The formation of more hydration products related to SS can be demonstrated by the XRD results of SCP samples that contain lead-zinc smelting slag activated by SS and without SS and cured at 28 days, which are presented in Figures 5(a) and 5(b). These results show clearly that higher amounts of binder hydration products are produced in the CTB sample that contains lead-zinc smelting slag activated with SS than in the CTB without SS. Indeed, a comparative analysis of the XRD results presented in Figures 5(a) and 5(b) indicates that the peaks of CH, especially at 18 and 34 degrees 2-theta, are higher in the binder activated by SS than in the binder without SS. This confirms again the ability of the SS to activate the CTBs that contain lead-zinc smelting slag.

3.4. Acceleration of Binder Hydration Process

Finally, SS shows obvious acceleration of binder hydration in CTBs that contain lead-zinc smelting slag. Figure 6 presents the electrical conductivity evolution of CTBs with SS and without SS. Variations in the electrical conductivity (EC) can be credited to changes in the number and/or the mobility of charge carrying ions and thus can be used as an indicator for cement hydration characteristics as well as for tracking the structural changes that occur in hydrating cementitious materials. The value of EC of cementitious materials is affected by the ion concentration in the pore system. Furthermore, it is recognized that the cement hydration process results in the formation of C-S-H, CH (portlandite), ettringite, and other compounds. During hydration, the capillary pores in hardening cement paste are progressively filled up with hydration products and the solid phases form a rigid microstructure with increasing strength. Then, electrical conductivity of cement paste reduces with time. From this figure, it can be observed that the electrical conductivity peak shift to shorter time as the addition of SS, which indicates an acceleration effect of the binder hydration. Actually, the electrical conductivity of CTB without SS reaches the peak value of 3.24 mS/cm after about 15 hours, while the CTB with SS reaches the peak value of 4.41 mS/cm only about 5 hours after mixing. It can be concluded that SS not only accelerated the hydration process but also enhanced the reaction rate in CTBs that contain lead-zinc smelting slag.
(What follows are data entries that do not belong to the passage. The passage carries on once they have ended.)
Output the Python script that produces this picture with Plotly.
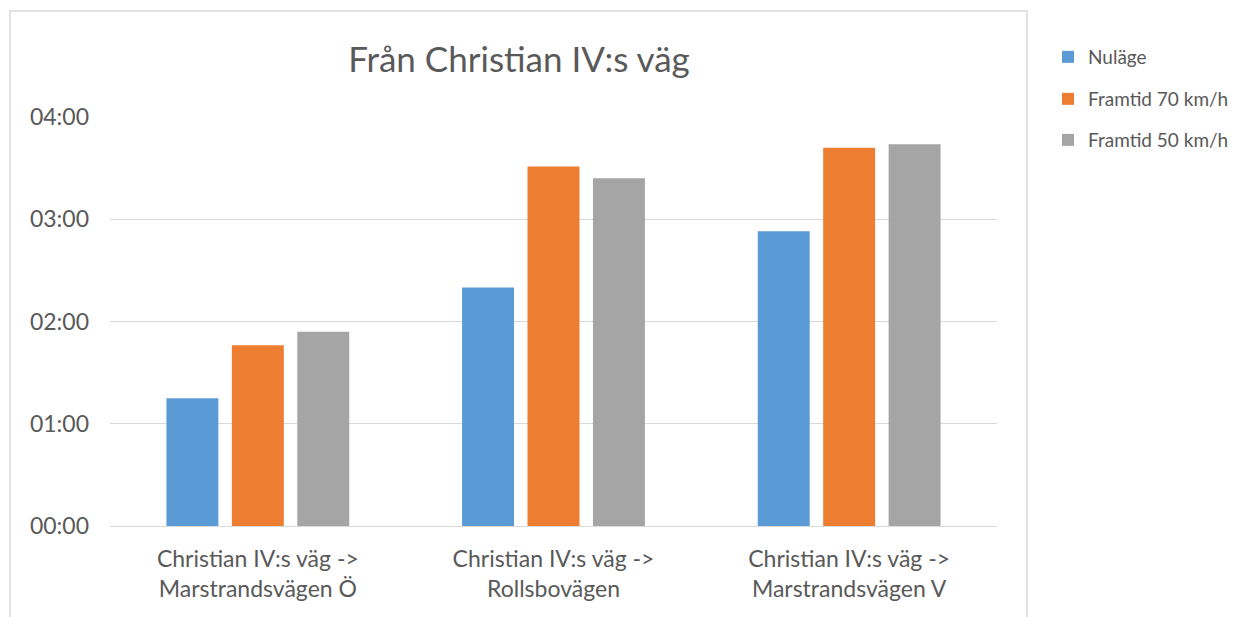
import plotly.graph_objects as go

categories = ["Christian IV:s väg -><br>Marstrandsvägen Ö",
              "Christian IV:s väg -><br>Rollsbovägen",
              "Christian IV:s väg -><br>Marstrandsvägen V"]
series_names = ["Nuläge", "Framtid 70 km/h", "Framtid 50 km/h"]
# travel times in seconds
nulage = [75, 140, 173]
framtid70 = [106, 211, 222]
framtid50 = [114, 204, 224]
tick_vals = [0, 60, 120, 180, 240]
tick_text = ["00:00", "01:00", "02:00", "03:00", "04:00"]
colors = ["#5B9BD5", "#ED7D31", "#A5A5A5"]

FONT = "Lato"
TXT = "#595959"

fig = go.Figure()
legends = ["legend", "legend2", "legend3"]
for name, vals, col, lg in zip(series_names, [nulage, framtid70, framtid50], colors, legends):
    fig.add_trace(go.Bar(x=categories, y=vals, name=name, marker_color=col,
                         marker_line_width=0, legend=lg, showlegend=True))

# page body margin offset
OX, OY = 8, 8
W, H = 1240 - OX, 617 - OY
# plot area in screen pixels
L, R, T, B = 110, 997, 117, 526
pw, ph = R - L, B - T

def px(x):
    return (x - L) / pw

def py(y):
    return (B - y) / ph

leg_common = dict(font=dict(family=FONT, size=19, color=TXT), bgcolor="rgba(0,0,0,0)",
                  xanchor="left", yanchor="middle", itemwidth=30)
layout_legends = {}
for lg, yy in zip(legends, [57, 99, 140]):
    layout_legends[lg] = dict(x=px(1048), y=py(yy), **leg_common)

fig.update_layout(
    width=W, height=H,
    margin=dict(l=L - OX, r=1240 - R, t=T - OY, b=617 - B, autoexpand=False),
    paper_bgcolor="white", plot_bgcolor="white",
    showlegend=True,
    barmode="group", bargap=0.336, bargroupgap=0.206,
    title=dict(text="Från Christian IV:s väg", x=px(519), xanchor="center",
               y=1 - (60 - OY) / H, yanchor="middle", xref="paper", yref="container",
               font=dict(family=FONT, size=35, color=TXT)),
    font=dict(family=FONT, color=TXT),
    xaxis=dict(showgrid=False, showline=True, linecolor="#D9D9D9", linewidth=1,
               tickfont=dict(family=FONT, size=23, color=TXT), ticks="",
               ticklabelstandoff=12, automargin=False),
    yaxis=dict(range=[0, 240], tickvals=tick_vals, ticktext=tick_text,
               showgrid=True, gridcolor="#D9D9D9", gridwidth=1, zeroline=False,
               showline=False, ticks="", ticklabelstandoff=20, automargin=False,
               tickfont=dict(family=FONT, size=23, color=TXT)),
    **layout_legends,
)
# outer chart border (bottom edge runs off the picture)
fig.add_shape(type="rect", xref="paper", yref="paper",
              x0=px(10), x1=px(1027), y0=py(640), y1=py(11),
              line=dict(color="#D9D9D9", width=1.5), fillcolor="rgba(0,0,0,0)", layer="below")

fig.write_html("out.html")
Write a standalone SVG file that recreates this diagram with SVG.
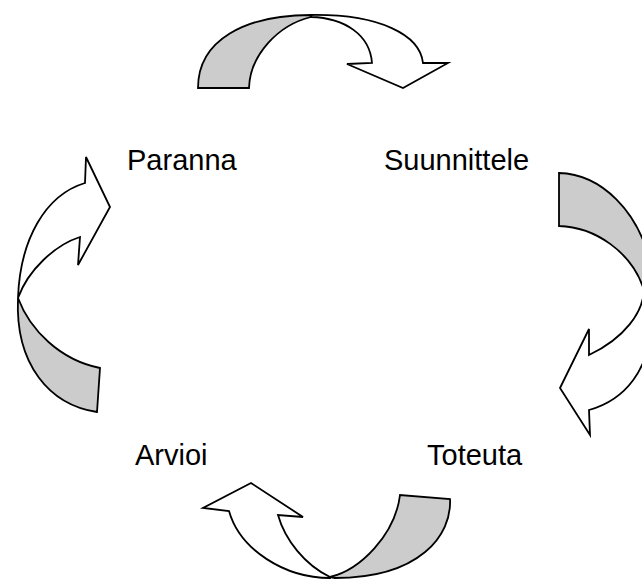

4. Summary and Conclusions

This paper presents the experimental results of a study which focuses on the effect of SS on CTBs that contain lead-zinc smelting slag. It is found that SS can cause an activation effect and increase the strength value of CTB made of Portland cement and lead-zinc smelting slag. This activation includes the refinement of the pore structure of CTB, the formation of more cement hydration products in the CTBs, and the acceleration of the binder hydration process, which has been confirmed by the results of microstructural analyses (MIP, TG/DTG, and XRD) and electrical conductivity (EC) monitoring, respectively. It can be concluded that the SS can cause an active effect on CTBs that contain lead-zinc smelting slag.

Conflicts of Interest

The authors declare that they have no conflicts of interest.

Acknowledgments

This research was supported by the International Science & Technology Cooperation Program of China (no. 2014DFA70760), the National Key Research and Development Program of China (2016YFC0600709 and YS2017YFGH000511), and the Youth Science and Technology Innovation Fund Project of BGRIMM (Q-28).